Description of the task
Skip all pictures, then copy the lines from the start of the data through the line with "26.6, 27.1, 27.914]", keeping both ends.

* * * * * * * * *

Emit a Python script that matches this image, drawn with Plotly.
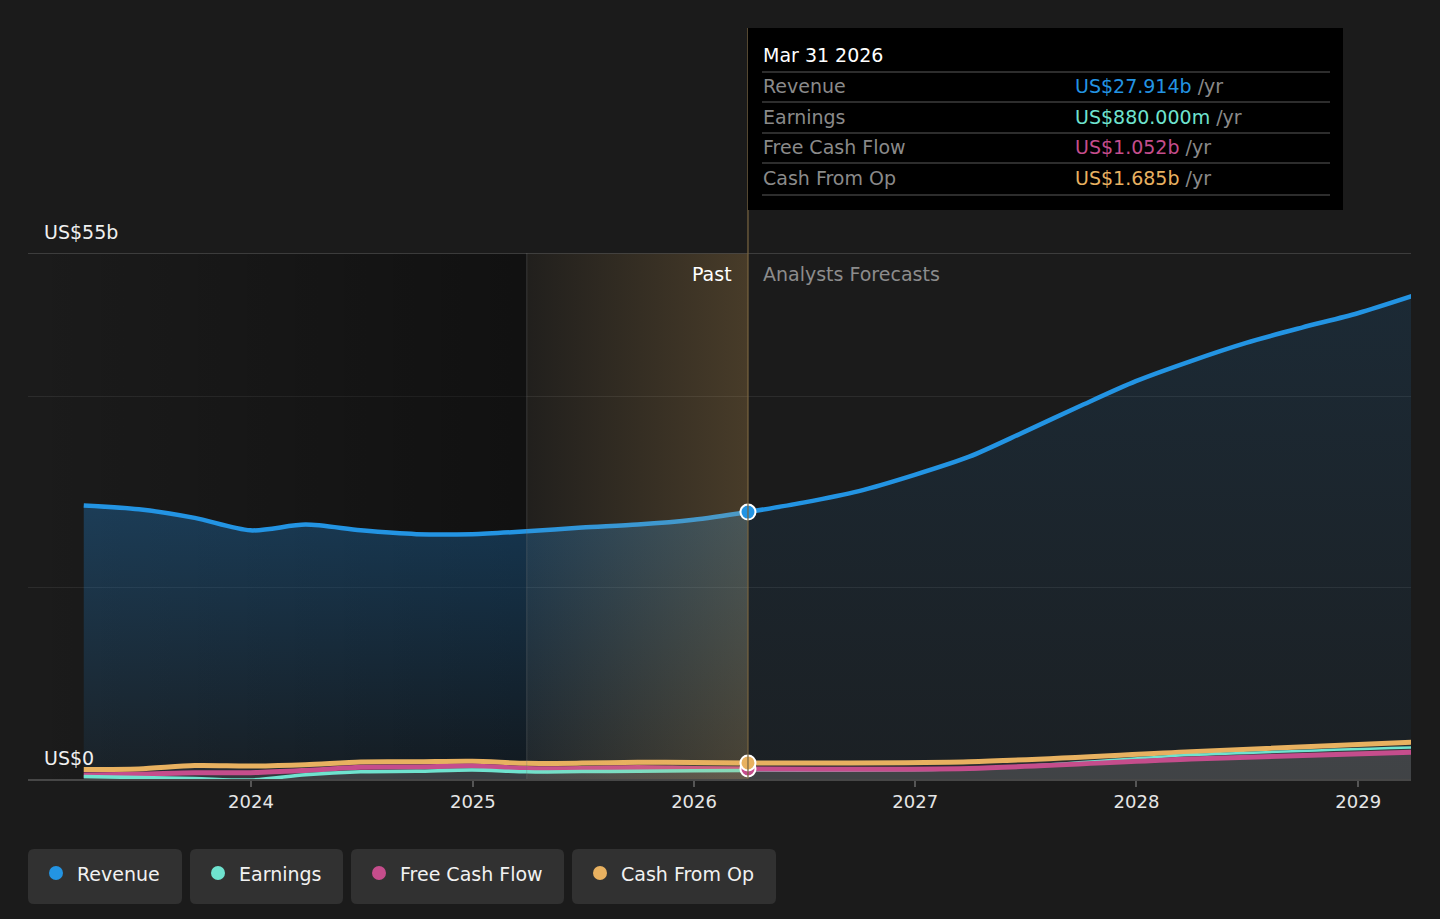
import plotly.graph_objects as go

# revenue, US$ billions
rev_past_dates = ['2023-03-31', '2023-06-30', '2023-09-30', '2023-12-31', '2024-03-31',
                  '2024-06-30', '2024-09-30', '2024-12-31', '2025-03-31', '2025-06-30',
                  '2025-09-30', '2025-12-31', '2026-03-31']
rev_past = [28.6, 28.2, 27.3, 26.0, 26.6, 26.0, 25.6, 25.6, 25.9, 26.3, 26.6, 27.1, 27.914]

rev_fc_dates = ['2026-03-31', '2026-06-30', '2026-09-30', '2026-12-31', '2027-03-31',
                '2027-06-30', '2027-09-30', '2027-12-31', '2028-03-31', '2028-06-30',
                '2028-09-30', '2028-12-31', '2029-03-31']
rev_fc = [27.914, 28.9, 30.1, 31.8, 33.7, 36.3, 39.0, 41.6, 43.7, 45.6, 47.2, 48.7, 50.5]

# earnings / free cash flow / cash from ops, US$ billions
past_dates = rev_past_dates
earn_past = [0.25, 0.15, 0.05, -0.1, 0.45, 0.75, 0.8, 0.94, 0.75, 0.78, 0.8, 0.85, 0.88]
fcf_past = [0.43, 0.5, 0.66, 0.66, 0.9, 1.22, 1.25, 1.36, 1.1, 1.1, 1.2, 1.1, 1.052]
cfo_past = [1.0, 1.05, 1.4, 1.36, 1.5, 1.78, 1.8, 1.85, 1.64, 1.66, 1.75, 1.72, 1.685]

fc_dates = ['2026-03-31', '2027-03-31', '2028-03-31', '2029-03-31']
earn_fc = [0.88, 1.05, 2.5, 3.3]
fcf_fc = [1.052, 1.1, 2.1, 2.8]
cfo_fc = [1.685, 1.8, 2.85, 3.84]

tooltip_date = 'Mar 31 2026'
tooltip_rows = [('Revenue', 'US$27.914b'), ('Earnings', 'US$880.000m'),
                ('Free Cash Flow', 'US$1.052b'), ('Cash From Op', 'US$1.685b')]
year_ticks = ['2024', '2025', '2026', '2027', '2028', '2029']

BLUE = '#2394e3'
TEAL = '#6fe3cf'
PINK = '#c54d8c'
GOLD = '#e8b160'
BG = '#1b1b1b'
FONT = 'DejaVu Sans'

X0, X1 = '2022-12-29', '2029-03-29'
Y0, Y1 = 0, 55
band0, band1 = '2025-03-31', '2026-03-31'

# pixel -> paper helpers (plot area 28..1411 x 253..779)
L, R, T, B = 28, 1411, 253, 779


def px(x):
    return (x - L) / (R - L)


def py(y):
    return (B - y) / (B - T)


def rrect(x0, y0, x1, y1, r=6):
    a, b, c, d = px(x0), px(x1), py(y0), py(y1)
    rx, ry = r / (R - L), r / (B - T)
    return (f'M{a + rx},{c} L{b - rx},{c} Q{b},{c} {b},{c - ry} L{b},{d + ry} '
            f'Q{b},{d} {b - rx},{d} L{a + rx},{d} Q{a},{d} {a},{d + ry} '
            f'L{a},{c - ry} Q{a},{c} {a + rx},{c} Z')


fig = go.Figure()

# darker past background
fig.add_trace(go.Scatter(x=[X0, band0, band0, X0], y=[Y0, Y0, Y1, Y1], fill='toself',
                         mode='none', fillgradient=dict(type='horizontal', colorscale=[
                             [0, 'rgba(0,0,0,0)'], [1, 'rgba(0,0,0,0.38)']])))

# revenue
fig.add_trace(go.Scatter(x=rev_past_dates, y=rev_past, mode='lines', fill='tozeroy',
                         line=dict(color=BLUE, width=4.5, shape='spline', smoothing=0.8),
                         fillgradient=dict(type='vertical', colorscale=[
                             [0, 'rgba(33,150,243,0.06)'], [1, 'rgba(33,150,243,0.28)']])))
fig.add_trace(go.Scatter(x=rev_fc_dates, y=rev_fc, mode='lines', fill='tozeroy',
                         line=dict(color=BLUE, width=4.5, shape='spline', smoothing=0.8),
                         fillgradient=dict(type='vertical', colorscale=[
                             [0, 'rgba(33,150,243,0.04)'], [1, 'rgba(33,150,243,0.12)']])))

# small series
for d, vals, col, w in [(past_dates, cfo_past, GOLD, 5), (past_dates, fcf_past, PINK, 5),
                        (past_dates, earn_past, TEAL, 3.5),
                        (fc_dates, cfo_fc, GOLD, 5), (fc_dates, earn_fc, TEAL, 2.5),
                        (fc_dates, fcf_fc, PINK, 5)]:
    fig.add_trace(go.Scatter(x=d, y=vals, mode='lines', fill='tozeroy',
                             fillcolor='rgba(140,140,140,0.13)',
                             line=dict(color=col, width=w, shape='spline', smoothing=0.8)))

# highlighted last year of past
fig.add_trace(go.Scatter(x=[band0, band1, band1, band0], y=[Y0, Y0, Y1, Y1], fill='toself',
                         mode='none', fillgradient=dict(type='horizontal', colorscale=[
                             [0, 'rgba(230,175,90,0.03)'], [1, 'rgba(230,175,90,0.22)']])))

# markers at the hover date
for vals, col in [(fcf_past, PINK), (cfo_past, GOLD), (rev_past, BLUE)]:
    fig.add_trace(go.Scatter(x=[past_dates[-1]], y=[vals[-1]], mode='markers',
                             marker=dict(color=col, size=15, line=dict(color='white', width=2))))

shapes = [
    dict(type='line', xref='paper', yref='y', x0=0, x1=1, y0=55, y1=55,
         line=dict(color='#4a4a4a', width=1.5)),
    dict(type='line', xref='x', yref='y', x0=band0, x1=band0, y0=0, y1=55,
         line=dict(color='rgba(120,120,120,0.35)', width=1)),
    dict(type='line', xref='x', yref='paper', x0=band1, x1=band1, y0=0, y1=py(28),
         line=dict(color='#7a6540', width=1.2)),
    # tooltip
    dict(type='rect', xref='paper', yref='paper', x0=px(748), x1=px(1343), y0=py(210),
         y1=py(28), fillcolor='#000000', line=dict(width=0)),
]
for yy in [72, 102, 133, 163, 195]:
    shapes.append(dict(type='line', xref='paper', yref='paper', x0=px(762), x1=px(1330),
                       y0=py(yy), y1=py(yy), line=dict(color='#3c3c3c', width=1.5)))

annotations = [
    dict(text='US$55b', x=px(42), y=py(232), xanchor='left', yanchor='middle',
         font=dict(size=19, color='#f0f0f0')),
    dict(text='US$0', x=px(42), y=py(758), xanchor='left', yanchor='middle',
         font=dict(size=19, color='#f0f0f0')),
    dict(text='Past', x=px(734), y=py(274), xanchor='right', yanchor='middle',
         font=dict(size=19, color='#ffffff')),
    dict(text='Analysts Forecasts', x=px(761), y=py(274), xanchor='left', yanchor='middle',
         font=dict(size=19, color='#8c8c8c')),
    dict(text=tooltip_date, x=px(761), y=py(55), xanchor='left', yanchor='middle',
         font=dict(size=19, color='#ffffff')),
]
row_cols = [BLUE, TEAL, PINK, GOLD]
for i, ((lab, val), col) in enumerate(zip(tooltip_rows, row_cols)):
    yy = 86 + i * 30.5
    annotations.append(dict(text=lab, x=px(761), y=py(yy), xanchor='left', yanchor='middle',
                            font=dict(size=19, color='#8a8a8a')))
    annotations.append(dict(text=f'<span style="color:{col}">{val}</span> /yr',
                            x=px(1073), y=py(yy), xanchor='left', yanchor='middle',
                            font=dict(size=19, color='#8a8a8a')))

# legend chips
legend_items = [('Revenue', BLUE, 28, 182), ('Earnings', TEAL, 190, 343),
                ('Free Cash Flow', PINK, 351, 564), ('Cash From Op', GOLD, 572, 776)]
for lab, col, a, b in legend_items:
    shapes.append(dict(type='path', xref='paper', yref='paper', path=rrect(a, 849, b, 904),
                       fillcolor='#313131', line=dict(width=0)))
    shapes.append(dict(type='circle', xref='paper', yref='paper', x0=px(a + 21), x1=px(a + 35),
                       y0=py(880), y1=py(866), fillcolor=col, line=dict(width=0)))
    annotations.append(dict(text=lab, x=px(a + 47), y=py(874), xanchor='left', yanchor='middle',
                            font=dict(size=19, color='#f2f2f2')))

for an in annotations:
    an.update(xref='paper', yref='paper', showarrow=False)

fig.update_layout(
    width=1440, height=919,
    margin=dict(l=L, r=1440 - R, t=T, b=919 - B),
    paper_bgcolor=BG, plot_bgcolor=BG,
    font=dict(family=FONT, color='#e0e0e0'),
    showlegend=False, hovermode=False,
    shapes=shapes, annotations=annotations,
    xaxis=dict(type='date', range=[X0, X1], showgrid=False, zeroline=False,
               tickvals=[f'{y}-01-01' for y in year_ticks], ticktext=year_ticks,
               ticks='outside', ticklen=6, tickcolor='#555555', tickwidth=1.5,
               showline=True, linecolor='#474747', linewidth=1.5,
               tickfont=dict(size=18, color='#e6e6e6')),
    yaxis=dict(range=[Y0, Y1], tickvals=[20, 40], showticklabels=False,
               gridcolor='#2c2c2c', gridwidth=1.2, zeroline=False, fixedrange=True),
)

fig.write_html('out.html', config={'displayModeBar': False},
               post_script="document.body.style.margin='0';"
                           "document.body.style.background='#1b1b1b';")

* * * * * * * * *

Exercise output
Emit a Python script that matches this image, drawn with Plotly.
import plotly.graph_objects as go

# revenue, US$ billions
rev_past_dates = ['2023-03-31', '2023-06-30', '2023-09-30', '2023-12-31', '2024-03-31',
                  '2024-06-30', '2024-09-30', '2024-12-31', '2025-03-31', '2025-06-30',
                  '2025-09-30', '2025-12-31', '2026-03-31']
rev_past = [28.6, 28.2, 27.3, 26.0, 26.6, 26.0, 25.6, 25.6, 25.9, 26.3, 26.6, 27.1, 27.914]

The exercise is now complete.